A aposta é, então, na prevenção à violência, segundo Pereira. Entre as iniciativas governamentais, estão os Centros Comunitários pela Vida (Convive, que deverão ser implantados em 30 cidades em regiões metropolitanas de 24 estados) e a construção de equipamentos em áreas com altos índices de violência para a prática de esporte, lazer e educação dos jovens. Segundo o governo, os centros serão equipamentos públicos de prevenção à violência e redução da criminalidade, com oferta de serviços assistenciais e de cidadania. Também estão sendo financiados cursinhos populares.
Diretora de Proteção dos Direitos da Criança e do Adolescente do Ministério dos Direitos Humanos, Marta Volpi também salientou que não bastam ações isoladas. Em relação às práticas que possam reduzir a violência, em especial os assassinatos dos adolescentes, a diretora destacou os programas de gestão para resultados na segurança pública.
— A gente precisa melhorar, de fato, as investigações com resultados, com o apontamento dos culpados, com a punibilidade dos reais atores desses crimes. Temos que melhorar os programas de gestão do uso da força e redução da letalidade policial, onde entram as câmeras (acopladas aos uniformes dos policiais), mas não só elas.
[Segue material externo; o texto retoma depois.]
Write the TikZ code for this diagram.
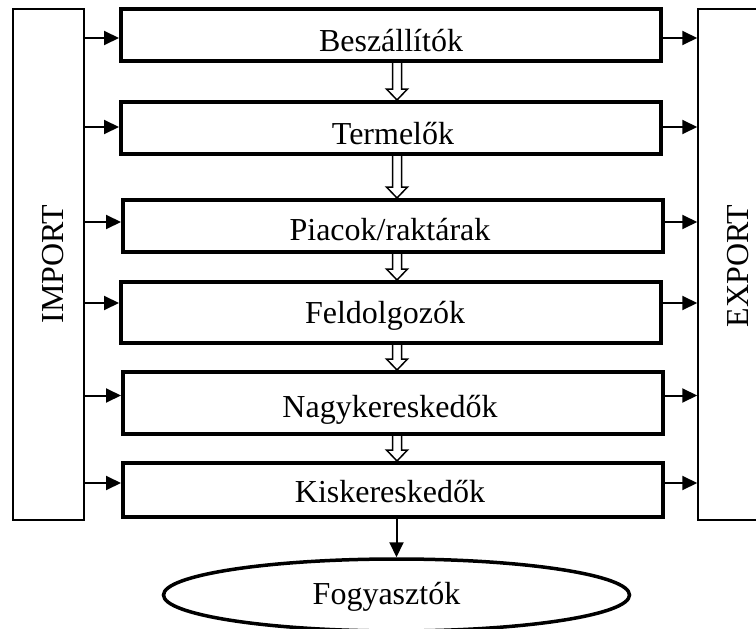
\documentclass[tikz,border=0pt]{standalone}
\usepackage{fontspec}
\setmainfont{Liberation Serif}
\usetikzlibrary{arrows.meta,shapes.geometric,calc}

% white block arrow pointing down, from #1 to #2
\newcommand\hollowdown[2]{%
  \path[hollow] let \p1=(#1), \p2=(#2) in
    (\x1-4.5pt,\y1) -- (\x1-4.5pt,\y2+11pt) -- (\x1-10.5pt,\y2+11pt) --
    (\x1,\y2) -- (\x1+10.5pt,\y2+11pt) -- (\x1+4.5pt,\y2+11pt) -- (\x1+4.5pt,\y1);}

\begin{document}
\begin{tikzpicture}[x=1pt,y=-1pt,
  stage/.style={draw, line width=4pt, minimum width=540pt, inner sep=0pt},
  side/.style={draw, line width=1.5pt, minimum width=71pt, minimum height=511pt, inner sep=0pt},
  lbl/.style={font=\fontsize{32}{38}\selectfont, anchor=base, inner sep=0pt},
  arr/.style={line width=2pt, -{Triangle[length=15pt,width=14pt]}},
  hollow/.style={draw, fill=white, line width=1.5pt, line join=miter}]
\useasboundingbox (0,0) rectangle (756,629);
\clip (0,0) rectangle (756,629);

% side blocks
\node[side] (imp) at (48.5,264.5) {};
\node[side] (exp) at (733.5,264.5) {};
\node[lbl, rotate=90, anchor=center] (impt) at (53,264) {IMPORT};
\node[lbl, rotate=90, anchor=center] (expt) at (738.5,266) {EXPORT};

% chain stages
\node[stage, minimum height=52pt] (b1) at (391,35) {};
\node[stage, minimum height=52pt] (b2) at (391,128) {};
\node[stage, minimum height=52pt] (b3) at (393,226) {};
\node[stage, minimum height=61pt] (b4) at (391,312.5) {};
\node[stage, minimum height=62pt] (b5) at (393,403) {};
\node[stage, minimum height=54pt] (b6) at (393,490) {};

% consumers
\node[draw, ellipse, line width=3.5pt, minimum width=466pt, minimum height=72pt, inner sep=0pt] (cons) at (396.5,595) {};

% rows of the import/export arrows
\coordinate (r1) at (0,38);
\coordinate (r2) at (0,127);
\coordinate (r3) at (0,222);
\coordinate (r4) at (0,303);
\coordinate (r5) at (0,395.5);
\coordinate (r6) at (0,483);
\foreach \i in {1,...,6}{
  \draw[arr] (imp.east |- r\i) -- (b\i.west |- r\i);
  \draw[arr] (b\i.east |- r\i) -- (exp.west |- r\i);
}

% flow between stages
\coordinate (hx) at (397,0);
\hollowdown{b1.south -| hx}{b2.north -| hx}
\hollowdown{b2.south -| hx}{b3.north -| hx}
\hollowdown{b3.south -| hx}{b4.north -| hx}
\hollowdown{b4.south -| hx}{b5.north -| hx}
\hollowdown{b5.south -| hx}{b6.north -| hx}
\draw[arr] (b6.south -| cons.north) -- (cons.north);

% labels
\node[lbl] (t1) at ($(b1.center)+(0,16)$) {Beszállítók};
\node[lbl] (t2) at ($(b2.center)+(2,16)$) {Termelők};
\node[lbl] (t3) at ($(b3.center)+(-3,14)$) {Piacok/raktárak};
\node[lbl] (t4) at ($(b4.center)+(-6,11)$) {Feldolgozók};
\node[lbl] (t5) at ($(b5.center)+(-3,14)$) {Nagykereskedők};
\node[lbl] (t6) at ($(b6.center)+(-3,12)$) {Kiskereskedők};
\node[lbl] (t7) at ($(cons.center)+(-10,9)$) {Fogyasztók};
\end{tikzpicture}
\end{document}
A gente precisa de um modelo integrado de controle de armas, uma vez que, se aumenta a circulação de armas no país, aumentam as mortes de crianças e adolescentes, fatalmente — enfatizou a diretora do Ministério dos Direitos Humanos.
Segundo a diretora, o governo tem investido também na ampliação do Programa de Proteção a Crianças e Adolescentes Ameaçados de Morte.
— Lugar de criança é no Orçamento público. Então, a gente precisa, de fato, fazer com que crianças e adolescentes sejam a prioridade absoluta também na destinação dos nossos recursos. Políticas sem recursos para a implementação não passam de boas cartas de intenções. Então, a gente precisa fazer com que esses direitos sejam, de fato, entregues para as pessoas, em especial para as crianças e os adolescentes nos seus territórios — expôs Marta.